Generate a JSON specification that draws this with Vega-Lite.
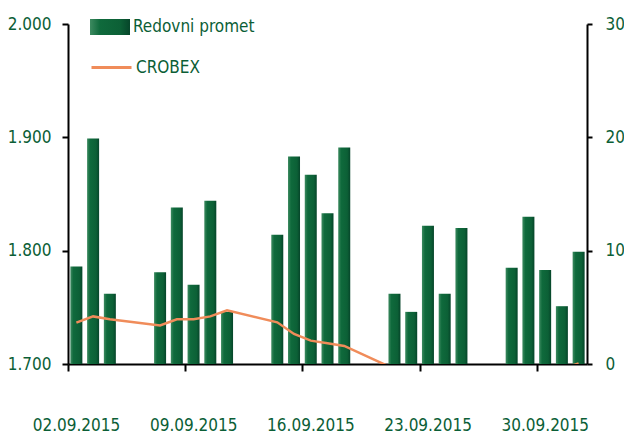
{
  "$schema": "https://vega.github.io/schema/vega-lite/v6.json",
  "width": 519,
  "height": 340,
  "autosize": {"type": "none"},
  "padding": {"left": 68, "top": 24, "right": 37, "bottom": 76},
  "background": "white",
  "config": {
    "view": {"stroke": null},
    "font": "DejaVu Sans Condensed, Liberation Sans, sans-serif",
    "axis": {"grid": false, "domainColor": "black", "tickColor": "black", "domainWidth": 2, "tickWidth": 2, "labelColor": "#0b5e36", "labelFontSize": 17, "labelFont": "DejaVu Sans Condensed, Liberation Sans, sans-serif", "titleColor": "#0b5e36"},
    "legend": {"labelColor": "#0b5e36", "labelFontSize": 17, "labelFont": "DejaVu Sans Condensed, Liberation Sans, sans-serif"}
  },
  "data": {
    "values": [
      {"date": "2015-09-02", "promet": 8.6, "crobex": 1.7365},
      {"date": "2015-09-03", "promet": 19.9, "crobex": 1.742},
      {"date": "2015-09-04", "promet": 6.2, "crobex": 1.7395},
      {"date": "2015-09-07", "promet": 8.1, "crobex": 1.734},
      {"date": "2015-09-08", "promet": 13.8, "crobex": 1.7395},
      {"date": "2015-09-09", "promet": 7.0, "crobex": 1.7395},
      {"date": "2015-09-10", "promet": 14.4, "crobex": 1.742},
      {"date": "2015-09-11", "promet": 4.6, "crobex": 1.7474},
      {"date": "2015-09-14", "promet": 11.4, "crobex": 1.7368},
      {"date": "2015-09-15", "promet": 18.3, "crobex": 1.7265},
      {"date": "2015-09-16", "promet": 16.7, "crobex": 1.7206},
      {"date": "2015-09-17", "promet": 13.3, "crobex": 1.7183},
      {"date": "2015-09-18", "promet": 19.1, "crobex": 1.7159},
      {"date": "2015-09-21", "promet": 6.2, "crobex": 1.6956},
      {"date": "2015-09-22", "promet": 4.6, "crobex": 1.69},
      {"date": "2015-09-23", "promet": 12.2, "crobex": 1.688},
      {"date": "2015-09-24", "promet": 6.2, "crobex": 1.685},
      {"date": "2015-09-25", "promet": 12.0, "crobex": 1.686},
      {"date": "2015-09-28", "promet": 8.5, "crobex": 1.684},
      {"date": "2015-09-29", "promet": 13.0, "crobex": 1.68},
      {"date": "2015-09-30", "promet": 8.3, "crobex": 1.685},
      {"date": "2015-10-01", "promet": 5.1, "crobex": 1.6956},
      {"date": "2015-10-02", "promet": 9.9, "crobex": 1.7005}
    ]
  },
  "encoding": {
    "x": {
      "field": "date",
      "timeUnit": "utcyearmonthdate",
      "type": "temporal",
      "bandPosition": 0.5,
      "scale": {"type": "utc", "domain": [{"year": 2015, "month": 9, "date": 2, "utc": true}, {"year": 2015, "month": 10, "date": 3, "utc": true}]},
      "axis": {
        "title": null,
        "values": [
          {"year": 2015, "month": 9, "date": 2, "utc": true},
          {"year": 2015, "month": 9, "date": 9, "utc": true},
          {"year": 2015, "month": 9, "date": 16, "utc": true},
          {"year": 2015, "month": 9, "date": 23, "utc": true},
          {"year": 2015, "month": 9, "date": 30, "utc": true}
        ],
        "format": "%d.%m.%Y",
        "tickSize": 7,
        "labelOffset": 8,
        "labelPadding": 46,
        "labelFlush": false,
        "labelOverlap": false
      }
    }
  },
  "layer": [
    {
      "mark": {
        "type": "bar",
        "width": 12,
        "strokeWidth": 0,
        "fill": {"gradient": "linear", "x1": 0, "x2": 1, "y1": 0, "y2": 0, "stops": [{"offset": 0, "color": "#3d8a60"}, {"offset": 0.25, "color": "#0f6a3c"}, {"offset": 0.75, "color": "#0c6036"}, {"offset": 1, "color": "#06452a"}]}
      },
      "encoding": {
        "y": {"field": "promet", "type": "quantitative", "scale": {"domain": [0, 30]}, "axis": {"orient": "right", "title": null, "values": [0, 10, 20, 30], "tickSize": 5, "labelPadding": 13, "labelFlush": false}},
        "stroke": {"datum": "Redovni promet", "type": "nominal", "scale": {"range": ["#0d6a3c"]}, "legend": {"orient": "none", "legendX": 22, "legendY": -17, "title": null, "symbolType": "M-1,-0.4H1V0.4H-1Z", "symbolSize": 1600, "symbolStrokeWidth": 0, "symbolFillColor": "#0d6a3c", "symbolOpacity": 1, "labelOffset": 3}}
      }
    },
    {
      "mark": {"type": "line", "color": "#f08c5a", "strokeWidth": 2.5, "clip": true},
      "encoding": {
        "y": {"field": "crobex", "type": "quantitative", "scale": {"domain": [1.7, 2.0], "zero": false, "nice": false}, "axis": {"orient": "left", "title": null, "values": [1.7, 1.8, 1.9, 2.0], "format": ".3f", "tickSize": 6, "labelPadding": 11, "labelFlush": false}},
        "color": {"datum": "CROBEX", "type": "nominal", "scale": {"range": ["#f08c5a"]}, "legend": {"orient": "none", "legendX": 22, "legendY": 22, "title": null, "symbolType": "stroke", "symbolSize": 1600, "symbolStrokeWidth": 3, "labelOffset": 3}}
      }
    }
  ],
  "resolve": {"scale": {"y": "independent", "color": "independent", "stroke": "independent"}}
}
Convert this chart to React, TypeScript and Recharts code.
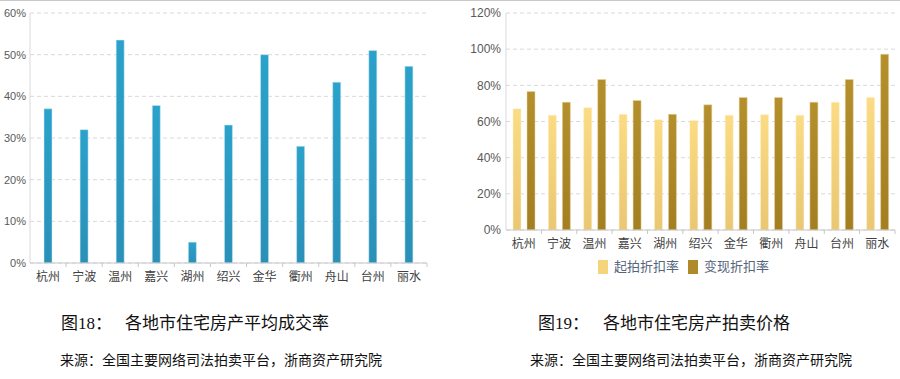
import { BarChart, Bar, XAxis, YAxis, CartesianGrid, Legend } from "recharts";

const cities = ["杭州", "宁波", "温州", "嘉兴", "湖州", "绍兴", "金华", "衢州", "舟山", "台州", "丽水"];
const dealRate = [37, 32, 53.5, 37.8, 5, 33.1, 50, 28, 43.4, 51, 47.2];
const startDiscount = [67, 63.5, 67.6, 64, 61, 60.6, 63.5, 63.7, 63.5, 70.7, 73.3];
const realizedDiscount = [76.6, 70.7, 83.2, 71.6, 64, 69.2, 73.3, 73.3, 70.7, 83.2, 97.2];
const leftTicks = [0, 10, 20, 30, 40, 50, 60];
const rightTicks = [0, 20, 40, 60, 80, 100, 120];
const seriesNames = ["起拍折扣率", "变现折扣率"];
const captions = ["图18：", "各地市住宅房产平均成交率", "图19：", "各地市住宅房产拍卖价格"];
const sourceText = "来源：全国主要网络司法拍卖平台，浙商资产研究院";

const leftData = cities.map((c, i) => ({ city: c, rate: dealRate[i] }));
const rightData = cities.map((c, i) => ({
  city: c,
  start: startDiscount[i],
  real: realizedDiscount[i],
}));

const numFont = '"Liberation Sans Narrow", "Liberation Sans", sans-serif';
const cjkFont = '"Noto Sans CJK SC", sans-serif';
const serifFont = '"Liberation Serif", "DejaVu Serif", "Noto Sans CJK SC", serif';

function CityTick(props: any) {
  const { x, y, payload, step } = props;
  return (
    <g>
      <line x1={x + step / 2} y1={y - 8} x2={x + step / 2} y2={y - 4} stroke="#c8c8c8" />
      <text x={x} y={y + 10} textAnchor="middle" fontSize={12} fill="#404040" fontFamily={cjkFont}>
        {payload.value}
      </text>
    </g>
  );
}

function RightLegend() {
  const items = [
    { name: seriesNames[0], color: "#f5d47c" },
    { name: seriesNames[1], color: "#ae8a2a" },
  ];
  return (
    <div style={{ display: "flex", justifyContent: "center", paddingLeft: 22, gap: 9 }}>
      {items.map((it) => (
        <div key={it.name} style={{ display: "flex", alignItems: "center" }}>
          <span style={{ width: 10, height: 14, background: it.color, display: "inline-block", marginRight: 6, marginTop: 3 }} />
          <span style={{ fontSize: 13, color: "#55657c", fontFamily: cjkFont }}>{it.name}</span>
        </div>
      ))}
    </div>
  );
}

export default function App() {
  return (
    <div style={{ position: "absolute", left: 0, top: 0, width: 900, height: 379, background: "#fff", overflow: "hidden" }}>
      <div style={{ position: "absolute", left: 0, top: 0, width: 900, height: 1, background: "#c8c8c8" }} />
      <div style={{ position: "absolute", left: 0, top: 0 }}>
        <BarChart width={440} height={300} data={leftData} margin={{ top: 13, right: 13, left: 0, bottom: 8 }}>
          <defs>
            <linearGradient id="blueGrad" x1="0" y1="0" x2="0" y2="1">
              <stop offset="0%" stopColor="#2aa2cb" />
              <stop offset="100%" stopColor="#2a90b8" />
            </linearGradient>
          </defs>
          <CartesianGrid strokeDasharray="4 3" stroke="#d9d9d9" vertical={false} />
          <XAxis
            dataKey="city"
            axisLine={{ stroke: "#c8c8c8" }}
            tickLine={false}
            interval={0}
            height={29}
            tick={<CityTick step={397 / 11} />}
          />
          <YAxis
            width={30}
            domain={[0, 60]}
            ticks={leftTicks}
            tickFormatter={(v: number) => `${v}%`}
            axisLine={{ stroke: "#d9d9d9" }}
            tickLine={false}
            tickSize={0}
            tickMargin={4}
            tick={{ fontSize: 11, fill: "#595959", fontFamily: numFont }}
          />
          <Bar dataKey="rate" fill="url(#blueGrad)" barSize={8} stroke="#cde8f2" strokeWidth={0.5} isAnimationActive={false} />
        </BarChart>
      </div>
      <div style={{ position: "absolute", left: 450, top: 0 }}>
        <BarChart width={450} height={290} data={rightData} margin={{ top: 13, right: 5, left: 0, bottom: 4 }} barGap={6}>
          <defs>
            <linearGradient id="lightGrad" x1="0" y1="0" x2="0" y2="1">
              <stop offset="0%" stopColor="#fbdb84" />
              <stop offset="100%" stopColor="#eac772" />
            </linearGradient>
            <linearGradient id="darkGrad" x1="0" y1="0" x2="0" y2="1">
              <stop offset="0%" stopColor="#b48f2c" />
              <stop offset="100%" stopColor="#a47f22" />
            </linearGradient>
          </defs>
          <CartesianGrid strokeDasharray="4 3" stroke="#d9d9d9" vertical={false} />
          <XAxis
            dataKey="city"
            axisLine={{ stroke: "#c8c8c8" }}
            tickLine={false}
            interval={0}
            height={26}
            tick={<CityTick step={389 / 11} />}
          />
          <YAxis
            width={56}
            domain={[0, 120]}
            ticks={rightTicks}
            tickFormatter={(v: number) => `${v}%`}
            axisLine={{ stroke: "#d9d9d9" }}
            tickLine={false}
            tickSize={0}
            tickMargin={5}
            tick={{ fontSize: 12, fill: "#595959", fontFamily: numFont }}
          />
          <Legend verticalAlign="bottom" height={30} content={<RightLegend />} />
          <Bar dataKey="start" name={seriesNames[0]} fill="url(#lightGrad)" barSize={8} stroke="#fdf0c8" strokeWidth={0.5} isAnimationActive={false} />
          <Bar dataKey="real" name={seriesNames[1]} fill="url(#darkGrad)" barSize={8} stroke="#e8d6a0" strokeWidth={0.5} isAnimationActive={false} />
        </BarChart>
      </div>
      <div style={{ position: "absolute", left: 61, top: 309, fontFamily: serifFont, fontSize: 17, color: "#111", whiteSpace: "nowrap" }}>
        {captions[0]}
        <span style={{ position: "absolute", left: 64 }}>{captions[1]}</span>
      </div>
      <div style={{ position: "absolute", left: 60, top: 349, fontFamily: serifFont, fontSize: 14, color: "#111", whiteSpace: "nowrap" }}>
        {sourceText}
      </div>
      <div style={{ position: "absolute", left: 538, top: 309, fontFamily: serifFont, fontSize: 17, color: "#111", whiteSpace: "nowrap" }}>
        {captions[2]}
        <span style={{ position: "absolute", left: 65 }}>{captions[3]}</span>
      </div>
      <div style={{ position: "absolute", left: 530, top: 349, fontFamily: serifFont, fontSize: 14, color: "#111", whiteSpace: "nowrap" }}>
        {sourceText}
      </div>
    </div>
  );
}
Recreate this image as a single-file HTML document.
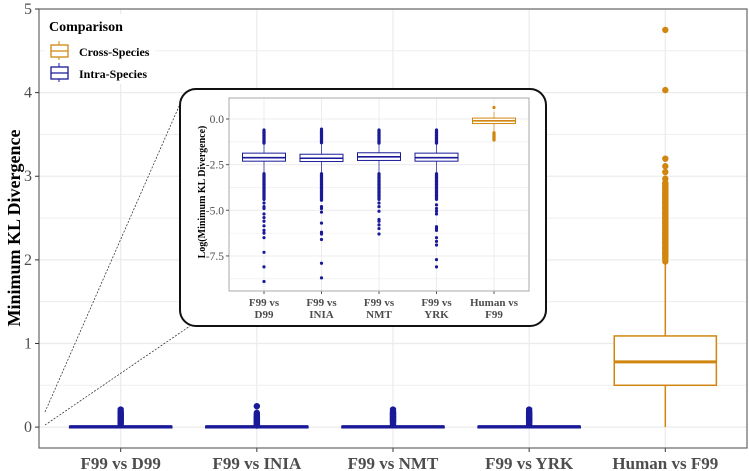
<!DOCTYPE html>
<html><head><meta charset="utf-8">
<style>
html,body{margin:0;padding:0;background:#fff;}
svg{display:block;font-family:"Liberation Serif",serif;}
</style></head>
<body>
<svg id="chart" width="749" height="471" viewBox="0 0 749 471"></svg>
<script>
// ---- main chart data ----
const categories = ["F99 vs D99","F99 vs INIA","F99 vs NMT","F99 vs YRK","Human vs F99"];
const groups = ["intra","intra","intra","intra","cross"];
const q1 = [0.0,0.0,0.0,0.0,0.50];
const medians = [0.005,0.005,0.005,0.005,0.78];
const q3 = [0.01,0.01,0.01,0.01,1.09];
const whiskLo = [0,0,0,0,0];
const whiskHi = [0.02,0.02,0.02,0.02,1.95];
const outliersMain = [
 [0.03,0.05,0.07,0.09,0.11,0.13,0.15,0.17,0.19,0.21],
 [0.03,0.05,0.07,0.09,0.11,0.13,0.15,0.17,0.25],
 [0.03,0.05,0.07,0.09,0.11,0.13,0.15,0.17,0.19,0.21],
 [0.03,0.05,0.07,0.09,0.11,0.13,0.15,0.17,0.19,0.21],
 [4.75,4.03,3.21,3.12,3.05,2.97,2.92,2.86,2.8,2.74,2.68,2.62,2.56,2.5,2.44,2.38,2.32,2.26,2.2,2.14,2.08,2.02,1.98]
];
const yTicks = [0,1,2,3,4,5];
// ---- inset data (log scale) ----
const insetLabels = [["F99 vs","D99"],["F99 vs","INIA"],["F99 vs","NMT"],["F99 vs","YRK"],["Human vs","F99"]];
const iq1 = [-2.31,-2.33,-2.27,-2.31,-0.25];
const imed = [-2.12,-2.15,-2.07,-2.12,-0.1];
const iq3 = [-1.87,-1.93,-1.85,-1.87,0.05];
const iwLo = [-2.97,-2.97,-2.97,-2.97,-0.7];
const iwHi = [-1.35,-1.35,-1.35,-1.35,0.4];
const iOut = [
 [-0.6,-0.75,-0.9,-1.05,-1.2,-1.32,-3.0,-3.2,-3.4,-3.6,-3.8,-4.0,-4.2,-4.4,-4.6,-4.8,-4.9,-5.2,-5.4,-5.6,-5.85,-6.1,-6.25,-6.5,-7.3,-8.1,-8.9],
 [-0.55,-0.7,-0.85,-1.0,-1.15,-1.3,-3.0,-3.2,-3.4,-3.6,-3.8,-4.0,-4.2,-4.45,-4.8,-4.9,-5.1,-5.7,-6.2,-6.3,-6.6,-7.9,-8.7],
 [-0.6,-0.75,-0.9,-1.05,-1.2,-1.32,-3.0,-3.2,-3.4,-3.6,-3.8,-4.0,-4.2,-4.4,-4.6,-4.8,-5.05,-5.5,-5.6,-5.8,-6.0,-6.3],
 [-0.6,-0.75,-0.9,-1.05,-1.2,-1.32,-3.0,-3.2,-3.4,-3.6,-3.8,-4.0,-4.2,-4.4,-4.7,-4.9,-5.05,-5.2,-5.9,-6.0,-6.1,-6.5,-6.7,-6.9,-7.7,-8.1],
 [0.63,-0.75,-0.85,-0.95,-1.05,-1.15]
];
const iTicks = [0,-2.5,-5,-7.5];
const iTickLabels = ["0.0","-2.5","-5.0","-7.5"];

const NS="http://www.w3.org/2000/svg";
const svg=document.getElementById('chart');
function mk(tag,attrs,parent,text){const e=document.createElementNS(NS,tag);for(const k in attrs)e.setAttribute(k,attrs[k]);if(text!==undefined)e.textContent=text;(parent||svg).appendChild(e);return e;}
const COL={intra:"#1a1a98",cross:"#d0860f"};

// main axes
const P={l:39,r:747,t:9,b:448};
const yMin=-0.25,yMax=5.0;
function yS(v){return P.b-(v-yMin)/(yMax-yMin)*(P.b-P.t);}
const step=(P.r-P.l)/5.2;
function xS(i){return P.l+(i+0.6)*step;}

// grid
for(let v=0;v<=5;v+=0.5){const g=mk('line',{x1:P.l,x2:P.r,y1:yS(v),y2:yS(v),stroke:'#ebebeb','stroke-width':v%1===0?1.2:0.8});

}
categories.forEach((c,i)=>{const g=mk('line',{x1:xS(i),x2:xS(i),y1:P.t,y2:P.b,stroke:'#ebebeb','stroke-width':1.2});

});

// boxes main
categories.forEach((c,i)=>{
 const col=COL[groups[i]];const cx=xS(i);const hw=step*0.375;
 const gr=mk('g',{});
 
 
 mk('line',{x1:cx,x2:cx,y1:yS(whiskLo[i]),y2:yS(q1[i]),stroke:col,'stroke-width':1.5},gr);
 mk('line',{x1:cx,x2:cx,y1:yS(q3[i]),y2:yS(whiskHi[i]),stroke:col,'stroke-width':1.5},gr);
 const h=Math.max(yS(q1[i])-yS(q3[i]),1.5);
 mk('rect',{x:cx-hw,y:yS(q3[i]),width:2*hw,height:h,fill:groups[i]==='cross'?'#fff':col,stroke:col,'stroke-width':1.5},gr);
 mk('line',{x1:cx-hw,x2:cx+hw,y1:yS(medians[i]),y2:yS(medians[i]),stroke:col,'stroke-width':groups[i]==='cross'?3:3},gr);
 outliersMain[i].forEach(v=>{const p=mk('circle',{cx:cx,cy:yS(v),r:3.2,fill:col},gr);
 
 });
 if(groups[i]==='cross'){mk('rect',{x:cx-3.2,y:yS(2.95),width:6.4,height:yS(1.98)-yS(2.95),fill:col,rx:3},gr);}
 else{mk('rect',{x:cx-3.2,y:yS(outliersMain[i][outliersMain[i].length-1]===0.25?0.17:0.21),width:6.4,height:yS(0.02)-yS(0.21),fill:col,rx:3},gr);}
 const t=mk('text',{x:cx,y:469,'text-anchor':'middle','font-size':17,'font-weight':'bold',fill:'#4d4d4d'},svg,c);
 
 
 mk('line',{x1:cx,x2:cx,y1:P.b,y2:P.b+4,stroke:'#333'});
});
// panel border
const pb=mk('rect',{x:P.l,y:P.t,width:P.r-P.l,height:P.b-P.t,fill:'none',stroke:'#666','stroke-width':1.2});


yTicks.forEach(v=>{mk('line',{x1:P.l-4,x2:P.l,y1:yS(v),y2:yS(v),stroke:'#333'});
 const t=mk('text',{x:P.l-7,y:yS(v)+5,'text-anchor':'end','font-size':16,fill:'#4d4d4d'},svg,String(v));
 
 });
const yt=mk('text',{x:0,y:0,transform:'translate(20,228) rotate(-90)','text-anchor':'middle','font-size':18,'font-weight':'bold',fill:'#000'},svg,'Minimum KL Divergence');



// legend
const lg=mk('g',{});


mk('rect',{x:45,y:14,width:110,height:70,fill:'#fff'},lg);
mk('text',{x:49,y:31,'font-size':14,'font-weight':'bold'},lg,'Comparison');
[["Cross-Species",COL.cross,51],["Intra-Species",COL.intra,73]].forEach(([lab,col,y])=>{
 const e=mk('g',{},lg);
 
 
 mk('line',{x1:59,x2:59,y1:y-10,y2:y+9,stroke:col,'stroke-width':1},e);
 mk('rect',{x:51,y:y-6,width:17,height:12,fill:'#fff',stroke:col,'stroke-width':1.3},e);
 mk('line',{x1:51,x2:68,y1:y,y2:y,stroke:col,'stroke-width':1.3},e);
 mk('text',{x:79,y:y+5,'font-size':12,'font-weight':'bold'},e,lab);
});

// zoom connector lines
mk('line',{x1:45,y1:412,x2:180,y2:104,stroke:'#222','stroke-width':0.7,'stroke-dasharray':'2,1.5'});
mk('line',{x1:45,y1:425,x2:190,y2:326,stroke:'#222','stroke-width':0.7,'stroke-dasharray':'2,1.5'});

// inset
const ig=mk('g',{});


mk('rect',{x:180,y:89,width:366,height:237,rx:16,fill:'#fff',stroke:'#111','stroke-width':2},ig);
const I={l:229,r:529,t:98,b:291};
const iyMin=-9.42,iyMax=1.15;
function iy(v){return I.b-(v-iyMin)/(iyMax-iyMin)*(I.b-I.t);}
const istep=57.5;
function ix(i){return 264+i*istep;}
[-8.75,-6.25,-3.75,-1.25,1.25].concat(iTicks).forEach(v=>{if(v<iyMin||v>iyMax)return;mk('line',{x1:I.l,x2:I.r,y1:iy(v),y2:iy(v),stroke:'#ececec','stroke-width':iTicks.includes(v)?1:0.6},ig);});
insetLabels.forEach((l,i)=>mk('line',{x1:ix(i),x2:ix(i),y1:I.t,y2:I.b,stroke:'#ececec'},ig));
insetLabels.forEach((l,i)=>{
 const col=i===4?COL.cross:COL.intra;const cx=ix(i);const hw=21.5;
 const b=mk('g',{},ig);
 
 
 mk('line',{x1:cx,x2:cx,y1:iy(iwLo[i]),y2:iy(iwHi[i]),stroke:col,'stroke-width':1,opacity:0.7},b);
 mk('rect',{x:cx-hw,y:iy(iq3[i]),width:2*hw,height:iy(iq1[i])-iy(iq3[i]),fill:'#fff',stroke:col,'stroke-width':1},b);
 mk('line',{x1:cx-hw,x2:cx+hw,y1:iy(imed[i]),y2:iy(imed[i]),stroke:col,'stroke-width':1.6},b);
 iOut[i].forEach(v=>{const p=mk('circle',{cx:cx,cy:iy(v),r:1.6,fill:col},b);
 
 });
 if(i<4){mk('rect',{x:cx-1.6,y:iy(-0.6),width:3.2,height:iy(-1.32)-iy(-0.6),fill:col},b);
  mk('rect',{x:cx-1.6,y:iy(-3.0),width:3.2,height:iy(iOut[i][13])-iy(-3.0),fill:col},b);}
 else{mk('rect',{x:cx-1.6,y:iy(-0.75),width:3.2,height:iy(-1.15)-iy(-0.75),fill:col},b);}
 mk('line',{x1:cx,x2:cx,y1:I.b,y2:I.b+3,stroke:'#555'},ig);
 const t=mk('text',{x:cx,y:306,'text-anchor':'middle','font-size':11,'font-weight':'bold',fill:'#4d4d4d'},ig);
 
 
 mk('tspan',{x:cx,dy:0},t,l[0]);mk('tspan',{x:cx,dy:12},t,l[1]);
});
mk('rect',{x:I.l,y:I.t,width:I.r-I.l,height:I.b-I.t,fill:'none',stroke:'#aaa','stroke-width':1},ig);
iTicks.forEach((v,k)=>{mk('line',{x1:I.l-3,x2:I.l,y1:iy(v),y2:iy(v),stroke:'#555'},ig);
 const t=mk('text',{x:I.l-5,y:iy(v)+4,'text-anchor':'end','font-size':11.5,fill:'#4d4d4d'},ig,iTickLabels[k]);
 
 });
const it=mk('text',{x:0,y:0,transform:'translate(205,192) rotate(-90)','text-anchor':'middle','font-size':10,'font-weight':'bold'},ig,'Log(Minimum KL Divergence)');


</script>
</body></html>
────────────────
▶ [Do this] Skip every picture. Repeat the lines from the one with "Convert this chart" through the one with "YAxis, CartesianGrid, Legend", both ends included.

▶ [Result]
Convert this chart to React, TypeScript and Recharts code.
import { BarChart, Bar, XAxis, YAxis, CartesianGrid, Legend } from "recharts";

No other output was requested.